We all turned on Louis Armstrong. We had to. What made the iconic trumpeter and singer great was so viciously entwined in the brutal legacy of slavery, Jim Crow laws, and the casual network of political, social, and cultural violence, that he became a necessary victim of changing times. Armstrong’s immense musical talent—he perfected both the jazz solo and scat singing—was chained to a minstrel tradition that he couldn’t help but embrace. It was just too much a part of him, like a diamond permanently encrusted in shit.

If you want to see what a stunning contradiction Armstrong could be, watch the 1932 short, Rhapsody in Black and Blue. His acting and affect are all minstrel show. But when he blows that trumpet you feel the presence of another soul, a different way of being, a way forward. It was as if he was speaking two competing languages that had nothing in common.

In the opening moments of Terry Teachout's Satchmo at the Waldorf, Armstrong shoves an oxygen mask to his face. The image feels right: How could that man even breathe by the end of his life? And at that moment we’re ready for an exorcism. We want to rip him open to see if there’s anything there, to get at the talent and the embarrassment and the degradation of what Armstrong was.

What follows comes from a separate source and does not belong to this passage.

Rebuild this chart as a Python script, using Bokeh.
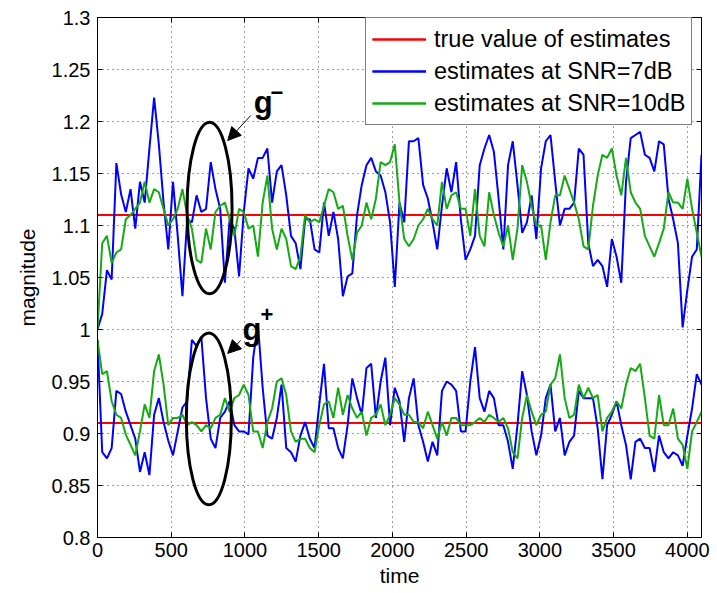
from bokeh.plotting import figure
from bokeh.models import (Legend, LegendItem, FixedTicker, LinearAxis, Range1d,
                          Arrow, NormalHead, Label)
from bokeh.embed import file_html
from bokeh.resources import INLINE

# ---------------- data ----------------
time = list(range(0, 4097, 32))

true_values = [1.11, 0.91]

blue_upper = [
    1.0, 1.015, 1.057, 1.048, 1.16, 1.13, 1.113, 1.135, 1.097, 1.142, 1.122, 1.174, 1.223, 1.178, 1.122, 1.077, 1.142,
    1.09, 1.032, 1.106, 1.103, 1.129, 1.113, 1.116, 1.161, 1.135, 1.116, 1.045, 1.106, 1.097, 1.051, 1.113, 1.155,
    1.145, 1.165, 1.165, 1.174, 1.122, 1.152, 1.158, 1.129, 1.09, 1.083, 1.058, 1.106, 1.106, 1.077, 1.074, 1.122,
    1.09, 1.113, 1.087, 1.032, 1.051, 1.054, 1.11, 1.139, 1.158, 1.165, 1.152, 1.148, 1.132, 1.103, 1.041, 1.122,
    1.103, 1.181, 1.181, 1.184, 1.139, 1.126, 1.103, 1.077, 1.119, 1.155, 1.132, 1.161, 1.106, 1.067, 1.077,
    1.09, 1.158, 1.174, 1.187, 1.171, 1.126, 1.077, 1.158, 1.181, 1.139, 1.093, 1.103, 1.129, 1.087, 1.155, 1.181,
    1.187, 1.142, 1.10, 1.116, 1.116, 1.122, 1.174, 1.168, 1.083, 1.061, 1.067, 1.061, 1.041, 1.087, 1.07, 1.045,
    1.142, 1.184, 1.187, 1.19, 1.168, 1.165, 1.152, 1.181, 1.178, 1.126, 1.106, 1.083, 1.002, 1.038, 1.07, 1.077, 1.168,
]

green_upper = [
    1.0, 1.083, 1.09, 1.064, 1.074, 1.077, 1.106, 1.11, 1.116, 1.122, 1.142, 1.122, 1.135, 1.132, 1.116, 1.10, 1.106,
    1.116, 1.135, 1.11, 1.097, 1.067, 1.064, 1.097, 1.077, 1.113, 1.119, 1.122, 1.106, 1.09, 1.116, 1.113, 1.097,
    1.10, 1.07, 1.122, 1.148, 1.097, 1.077, 1.097, 1.087, 1.061, 1.058, 1.07, 1.11, 1.103, 1.106, 1.103, 1.119,
    1.135, 1.132, 1.116, 1.119, 1.09, 1.067, 1.093, 1.10, 1.122, 1.106, 1.126, 1.161, 1.158, 1.161, 1.178, 1.122,
    1.087, 1.08, 1.087, 1.10, 1.106, 1.116, 1.106, 1.10, 1.142, 1.116, 1.129, 1.132, 1.116, 1.116, 1.09,
    1.135, 1.09, 1.08, 1.132, 1.11, 1.093, 1.08, 1.10, 1.067, 1.097, 1.158, 1.142, 1.119, 1.10, 1.10, 1.067,
    1.103, 1.129, 1.129, 1.148, 1.135, 1.122, 1.106, 1.08, 1.077, 1.119, 1.148, 1.168, 1.165, 1.174, 1.148, 1.129,
    1.165, 1.132, 1.122, 1.116, 1.09, 1.08, 1.07, 1.083, 1.097, 1.132, 1.122, 1.122, 1.116, 1.145, 1.116, 1.093, 1.07,
]

blue_lower = [
    0.99, 0.882, 0.876, 0.886, 0.941, 0.938, 0.921, 0.908, 0.895, 0.863, 0.882, 0.86, 0.918, 0.934, 0.911, 0.893, 0.879,
    0.902, 0.925, 0.931, 0.99, 0.984, 0.993, 0.934, 0.895, 0.886, 0.915, 0.921, 0.931, 0.908, 0.902, 0.902, 0.899,
    0.973, 1.005, 0.944, 0.898, 0.895, 0.915, 0.947, 0.886, 0.882, 0.873, 0.898, 0.911, 0.895, 0.886, 0.928, 0.967,
    0.905, 0.905, 0.886, 0.876, 0.908, 0.953, 0.934, 0.918, 0.963, 0.967, 0.915, 0.95, 0.973, 0.908, 0.944, 0.931,
    0.892, 0.934, 0.953, 0.908, 0.892, 0.873, 0.892, 0.879, 0.941, 0.95, 0.947, 0.941, 0.902, 0.902, 0.95,
    0.983, 0.934, 0.921, 0.941, 0.934, 0.908, 0.908, 0.892, 0.866, 0.908, 0.96, 0.937, 0.902, 0.879, 0.898, 0.934,
    0.947, 0.902, 0.915, 0.879, 0.892, 0.898, 0.941, 0.934, 0.934, 0.934, 0.905, 0.856, 0.908, 0.918, 0.931, 0.908,
    0.889, 0.856, 0.892, 0.895, 0.886, 0.886, 0.863, 0.898, 0.882, 0.876, 0.882, 0.879, 0.869, 0.898, 0.924, 0.957, 0.947,
]

green_lower = [
    0.99, 0.957, 0.96, 0.931, 0.918, 0.915, 0.899, 0.889, 0.879, 0.902, 0.928, 0.915, 0.96, 0.976, 0.947, 0.908, 0.915,
    0.915, 0.918, 0.908, 0.911, 0.908, 0.902, 0.908, 0.905, 0.915, 0.918, 0.934, 0.921, 0.934, 0.937, 0.947, 0.937,
    0.902, 0.902, 0.886, 0.911, 0.924, 0.95, 0.953, 0.937, 0.902, 0.892, 0.895, 0.895, 0.886, 0.882, 0.908, 0.928,
    0.931, 0.915, 0.944, 0.918, 0.937, 0.924, 0.915, 0.921, 0.898, 0.915, 0.918, 0.928, 0.908, 0.918, 0.934, 0.928,
    0.918, 0.918, 0.911, 0.911, 0.905, 0.921, 0.908, 0.895, 0.911, 0.898, 0.915, 0.915, 0.908, 0.908, 0.908,
    0.911, 0.915, 0.911, 0.918, 0.915, 0.911, 0.915, 0.905, 0.882, 0.876, 0.915, 0.937, 0.921, 0.908, 0.918, 0.921,
    0.947, 0.953, 0.976, 0.934, 0.915, 0.918, 0.947, 0.934, 0.944, 0.934, 0.937, 0.902, 0.915, 0.921, 0.931, 0.924,
    0.947, 0.963, 0.96, 0.967, 0.934, 0.898, 0.895, 0.937, 0.908, 0.908, 0.924, 0.895, 0.889, 0.866, 0.902, 0.911, 0.921,
]

x_ticks = [0, 500, 1000, 1500, 2000, 2500, 3000, 3500, 4000]
x_tick_labels = ["0", "500", "1000", "1500", "2000", "2500", "3000", "3500", "4000"]
y_ticks = [0.8, 0.85, 0.9, 0.95, 1.0, 1.05, 1.1, 1.15, 1.2, 1.25, 1.3]
y_tick_labels = ["0.8", "0.85", "0.9", "0.95", "1", "1.05", "1.1", "1.15", "1.2", "1.25", "1.3"]

legend_labels = ["true value of estimates", "estimates at SNR=7dB", "estimates at SNR=10dB"]

# annotation: ellipses (centre time, centre value), arrows and labels
ellipse_x = [760, 755]
ellipse_y = [1.1168, 0.9141]
ellipse_w = 305
ellipse_h = 0.165
arrow_start = [(1039, 1.2058), (971, 0.9894)]
arrow_end = [(883, 1.1817), (883, 0.977)]
g_pos = [(1059, 1.2185), (984, 1.0003)]
sup_text = ["\u2212", "+"]
sup_pos = [(1174, 1.2279), (1106, 1.0144)]

# ---------------- style ----------------
FONT = "Liberation Sans"
RED, BLUE, GREEN = "#FF0000", "#0000FF", "#14AA14"

p = figure(width=717, height=593, x_range=Range1d(0, 4096), y_range=Range1d(0.8, 1.3),
           output_backend="svg", toolbar_location=None,
           min_border_left=97, min_border_right=16, min_border_top=17, min_border_bottom=56)
p.background_fill_color = "white"
p.border_fill_color = "white"
p.outline_line_color = "black"
p.outline_line_width = 1

r_red = [p.line(x=[time[0], time[-1]], y=[v, v], line_color=RED, line_width=2) for v in true_values]
r_blue = [p.line(x=time, y=s, line_color=BLUE, line_width=2) for s in (blue_upper, blue_lower)]
r_green = [p.line(x=time, y=s, line_color=GREEN, line_width=2) for s in (green_upper, green_lower)]

p.ellipse(x=ellipse_x, y=ellipse_y, width=ellipse_w, height=ellipse_h,
          fill_color=None, line_color="black", line_width=3)

for (xs, ys), (xe, ye) in zip(arrow_start, arrow_end):
    p.add_layout(Arrow(x_start=xs, y_start=ys, x_end=xe, y_end=ye, line_width=1, line_color="black",
                       end=NormalHead(size=13, fill_color="black", line_color="black", line_width=1)))

for (gx, gy), st, (sx, sy) in zip(g_pos, sup_text, sup_pos):
    p.add_layout(Label(x=gx, y=gy, text="g", text_font=FONT, text_font_size="31px", text_color="black",
                       text_font_style="bold", text_align="left", text_baseline="alphabetic"))
    p.add_layout(Label(x=sx, y=sy, text=st, text_font=FONT, text_font_size="22px", text_color="black",
                       text_font_style="bold", text_align="left", text_baseline="middle"))

# axes
for ax in (p.xaxis[0], p.yaxis[0]):
    ax.major_label_text_font = FONT
    ax.major_label_text_font_size = "20px"
    ax.major_label_text_color = "black"
    ax.axis_label_text_font = FONT
    ax.axis_label_text_font_size = "21px"
    ax.axis_label_text_font_style = "normal"
    ax.axis_label_text_color = "black"
    ax.axis_line_color = "black"
    ax.major_tick_in = 5
    ax.major_tick_out = 0
    ax.minor_tick_line_color = None
    ax.major_tick_line_color = "black"

p.xaxis[0].ticker = FixedTicker(ticks=x_ticks)
p.xaxis[0].major_label_overrides = dict(zip(x_ticks, x_tick_labels))
p.xaxis[0].axis_label = "time"
p.xaxis[0].major_label_standoff = 5
p.xaxis[0].axis_label_standoff = 4
p.yaxis[0].ticker = FixedTicker(ticks=y_ticks)
p.yaxis[0].major_label_overrides = dict(zip(y_ticks, y_tick_labels))
p.yaxis[0].axis_label = "magnitude"
p.yaxis[0].major_label_standoff = 7
p.yaxis[0].axis_label_standoff = 10

# tick-only axes on top and right (labels left empty)
top = LinearAxis(ticker=FixedTicker(ticks=x_ticks), major_label_overrides={t: "" for t in x_ticks},
                 major_tick_in=5, major_tick_out=0, minor_tick_line_color=None, axis_line_color=None,
                 major_label_standoff=0)
right = LinearAxis(ticker=FixedTicker(ticks=y_ticks), major_label_overrides={t: "" for t in y_ticks},
                   major_tick_in=5, major_tick_out=0, minor_tick_line_color=None, axis_line_color=None,
                   major_label_standoff=0)
p.add_layout(top, "above")
p.add_layout(right, "right")

# grid
for g in (p.xgrid[0], p.ygrid[0]):
    g.grid_line_color = "black"
    g.grid_line_alpha = 0.75
    g.grid_line_dash = "1 4"
    g.grid_line_width = 1
p.xgrid[0].ticker = FixedTicker(ticks=x_ticks)
p.ygrid[0].ticker = FixedTicker(ticks=y_ticks)

legend = Legend(items=[LegendItem(label=legend_labels[0], renderers=r_red),
                       LegendItem(label=legend_labels[1], renderers=r_blue),
                       LegendItem(label=legend_labels[2], renderers=r_green)],
                location=(268, 412), orientation="vertical")
legend.label_text_font = FONT
legend.label_text_font_size = "23.5px"
legend.label_text_color = "black"
legend.glyph_width = 54
legend.glyph_height = 30
legend.label_height = 30
legend.label_standoff = 8
legend.spacing = 2
legend.padding = 6
legend.margin = 0
legend.border_line_color = "black"
legend.border_line_width = 1
legend.background_fill_color = "white"
legend.background_fill_alpha = 1
p.add_layout(legend)

open("out.html", "w").write(file_html(p, INLINE))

John Douglas Thompson not only plays Armstrong, but also Miles Davis, Dizzy Gillespie, and Armstrong’s white manager, the mob-connected Joe Glaser. The Canadian-American actor has received great praise for his performance, and Thompson is clearly superb in the role. But what's he really performing? What has Wall Street Journal theater critic, Armstrong biographer, and first-time playwright Teachout given him to do? I would say nothing. The Armstrong he plays is the one we saw, an Uncle Tom with otherworldly talent. It’s an imitation game. And that’s not enough.

Teachout knows the facts. But what the dramatist doesn’t have is any feeling for the disaster of what Armstrong was. By letting him tell his own story—with a few mild critical asides from Davis and Gillespie—he misses the vastness and complexity of a life that somehow represented and continues to haunt the racial imagination of this country. Teachout might understand that intellectually, but he lacks the skill and imagination to bring any of it to theatrical life.

When Armstrong finally leaves the stage with his vaunted optimism in tact, the opening night crowd mightily applauded. But it was a false triumph, one that felt like a betrayal of everything Armstrong achieved and everything that made him an embarrassment. To bury conflict in reconciliation is to turn tragedy into kitsch. But what would you expect from a genre as hoary as the celebrity solo show? If Teachout learned anything from Armstrong, it is the ability to pander without regret. And for that we should bow our heads and refuse to clap.

So what we have in these wildly different productions are two iconic images of America: the Drag Queen and the King of Jazz. And like in chess, it is the Queen who has all the moves and daring, while the King plods from square to square dodging pawns. Maybe one day, or perhaps even towards the end of A 24 Decade History of Popular Music, Taylor Mac might play Louis Armstrong and set the famed jazz musician free in all his talent and ugliness. Then, and only then, might we feel the truth of Armstrong and the sting and pleasures of a real American tragedy.